Before the internet, the best that existed in finding good information about birds and their care were books, magazines, and bird clubs. In other words, “someone else” was deciding if any piece of information was worthy of being passed on. This limited the sources to a specific group of people. Publishers released books that someone wrote based on their reputation for selling books before. This was how some really awful information became cemented in the minds of so many people and became urban legends. Aghhh!  I’ve read so much egregious stuff about birds that it makes my head spin. Like this little gem:

“I am getting married in September and I’d like to have birdseed thrown instead of rice. Hard, dry rice is harmful to birds. According to ecologists, it absorbs the moisture in their stomachs and kills them.”

If this were true, there wouldn’t be a bird alive in China.

“Never shoulder your bird.”

“Never let a bird get higher than your head because he will “dominate” you.”

This is all a load of bird doo-doo. Regarding shouldering your bird: It should read, “Never shoulder an untrained bird or a bird you don’t know.”  And there is no such thing as height domination.

The internet is changing this “Information From On High” concept. Are there people who know more than others about keeping birds? Of course!  But no longer are they sitting by themselves and hoping beyond hope that someone who needs their skills and knowledge will get the information somehow. Now there are weirdly indirect, yet more effective ways for good information to be passed along.

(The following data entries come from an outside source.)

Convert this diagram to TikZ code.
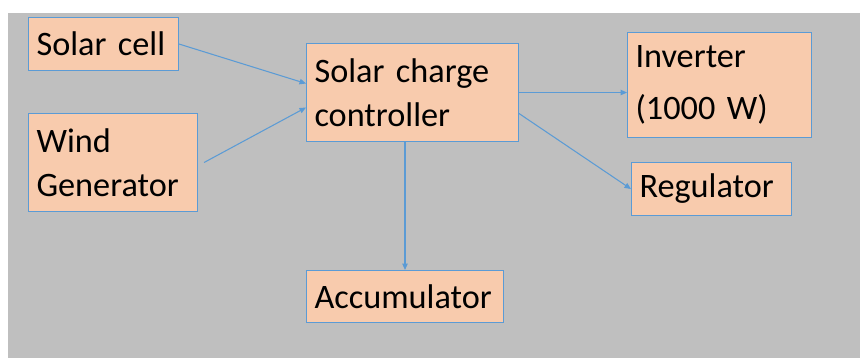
\documentclass[tikz,border=0pt]{standalone}
\usepackage{fontspec}
\setmainfont{Carlito}
\usetikzlibrary{arrows.meta}
\definecolor{peach}{HTML}{F8CBAD}
\definecolor{edgeblue}{HTML}{5B9BD5}
\definecolor{backgray}{HTML}{BFBFBF}
\tikzset{
	block/.style={draw=edgeblue, fill=peach, line width=0.6pt, anchor=north west, align=left, inner xsep=0.16cm, inner ysep=0pt, font=\fontsize{19.5}{25}\selectfont},
	link/.style={draw=edgeblue, line width=0.6pt, -{Triangle[length=0.13cm,width=0.11cm]}}
}
\begin{document}
\begin{tikzpicture}[x=0.02cm, y=-0.02cm]
		%%%%% START %%%%%
		\useasboundingbox (0,0) rectangle (860,358);
		\fill[backgray] (8,13) rectangle (860,358);
		
		\node[block, text width=2.68cm, minimum height=1.06cm] (solar) at (28,17) {Solar cell};
		\node[block, text width=3.06cm, minimum height=1.96cm] (wind) at (28,113) {Wind\\Generator};
		\node[block, text width=3.92cm, minimum height=1.96cm] (ctrl) at (306,43) {Solar charge\\controller};
		\node[block, text width=3.36cm, minimum height=2.10cm] (inv) at (627,32) {Inverter\\[4.5pt](1000 W)};
		\node[block, text width=2.88cm, minimum height=1.06cm] (reg) at (631,162) {Regulator};
		\node[block, text width=3.62cm, minimum height=1.04cm] (acc) at (306,270) {Accumulator};
		
		\draw[link] (solar.east) -- ([yshift=0.18cm]ctrl.west);
		\draw[link] ([xshift=0.12cm]wind.east) -- ([yshift=-0.3cm]ctrl.west);
		\draw[link] (ctrl.east) -- (ctrl.east -| inv.west);
		\draw[link] ([yshift=-0.42cm]ctrl.east) -- (reg.west);
		\draw[link] (ctrl.south -| acc.north) -- (acc.north);
		%%%%% END %%%%%
\end{tikzpicture}
\end{document}
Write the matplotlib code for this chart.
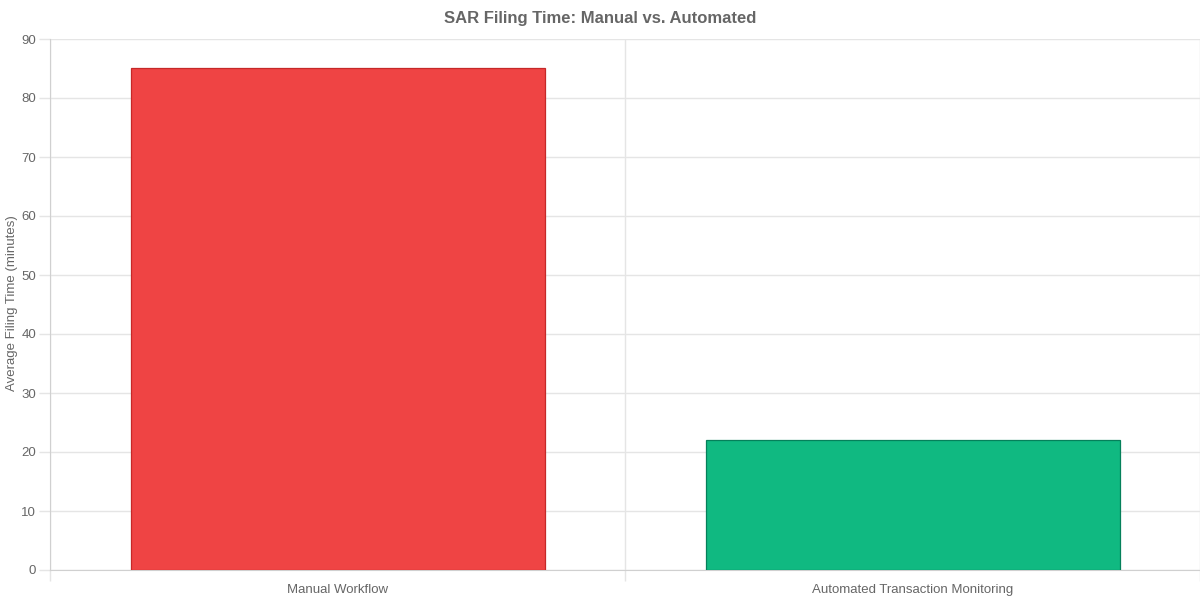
import matplotlib.pyplot as plt
from matplotlib.ticker import MultipleLocator, FixedLocator

categories = ['Manual Workflow', 'Automated Transaction Monitoring']
filing_minutes = [85, 22]
fill_colors = ['#EF4444', '#10B981']
edge_colors = ['#C62828', '#05805A']

plt.rcParams['font.family'] = ['Liberation Sans', 'DejaVu Sans']

fig = plt.figure(figsize=(12, 6), dpi=100)
ax = fig.add_axes([50 / 1200, 30 / 600, 1150 / 1200, 531 / 600])

x = list(range(len(categories)))
ax.bar(x, filing_minutes, width=0.72, color=fill_colors, edgecolor=edge_colors,
       linewidth=0.9, zorder=3)

ax.set_xlim(-0.5, len(categories) - 0.5)
ax.set_ylim(0, 90)
ax.yaxis.set_major_locator(MultipleLocator(10))
ax.set_xticks(x)
ax.set_xticklabels(categories)
ax.xaxis.set_minor_locator(FixedLocator([-0.5, 0.5, 1.5]))

grid_col = '#e5e5e5'
ax.grid(axis='y', color=grid_col, linewidth=1, zorder=0)
ax.grid(axis='x', which='minor', color=grid_col, linewidth=1, zorder=0)
ax.tick_params(axis='x', which='major', length=0, pad=10, labelsize=9.5, labelcolor='#666666')
ax.tick_params(axis='x', which='minor', length=8, color=grid_col, width=1)
ax.tick_params(axis='y', length=8, color=grid_col, width=1, pad=2, labelsize=9.5, labelcolor='#666666')

for side in ['top', 'right']:
    ax.spines[side].set_visible(False)
ax.spines['left'].set_color('#d0d0d0')
ax.spines['bottom'].set_color('#d0d0d0')

fig.text(12 / 1200, 1 - 303 / 600, 'Average Filing Time (minutes)', rotation=90,
         fontsize=9.5, color='#666666', ha='center', va='center')
fig.suptitle('SAR Filing Time: Manual vs. Automated', fontsize=12, fontweight='bold',
             color='#666666', x=0.5, y=1 - 18 / 600, va='center')

fig.savefig('out.png', dpi=100)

This blog is just one example. My posts about the “Chop” recipe, for instance, have been translated into some languages I didn’t even recognize. I didn’t send these people the posts. Someone else did. Or they wanted the information, googled it and found it. Or they “read about it somewhere” which led them to my original posts. Someone or something led them to the information.

Writing a post about the “Chop Concept” changed many people’s ideas on how to feed their birds. I have tracked the concept down to bird forums, other blogs, even an online newspaper in Texas. It’s making a change. An impact. And it has bettered many birds lives due to it.

And you know why I even wrote about it in the first place? I couldn’t think of anything else to write about that day. I didn’t think it would matter. Writing about “Chop” was originally a “placeholder.” That post was a fluke. I wrote about making “Chop” because it was what I did that day that was about my parrots.  I wrote about it because I just didn’t have anything more pertinent to say.

Then the poop hit the fan. Somehow, the post about “Chop” began getting hits. A lot of hits. Because of this, I wrote a better and more detailed post with photos. Wham! Questions, emails, and posts on Facebook about it. It took on a life of its own. I did a podcast about it. And the hits just keep on coming. Is that important? Apparently, it is to the people who want the information.

I use the “Chop Concept” as an example only because I know the backstory to it. I know the timeline of it and I know where it’s been.

But other people have done the same thing: Robin Shewokis with her information on enrichment and Barbara Heidenreich’s information on training are just two examples of information on aviculture getting out to the world.

Good information is no longer difficult to find. But of course, neither is bad information.

But with our “Tribe,” we can ferret out the good stuff and discard the crap. We can become leaders, traffic directors, and policemen in our own tribe. We can bond together, support the good ideas, and squelch the bad information.

It is that bond, that structure, that sense of belonging to our culture that can raise the bar of how we keep our birds. We know where we are. We know that we belong. It’s up to us to make our tribe, the “Parrot Nation,”  a smarter, healthier and better informed global community.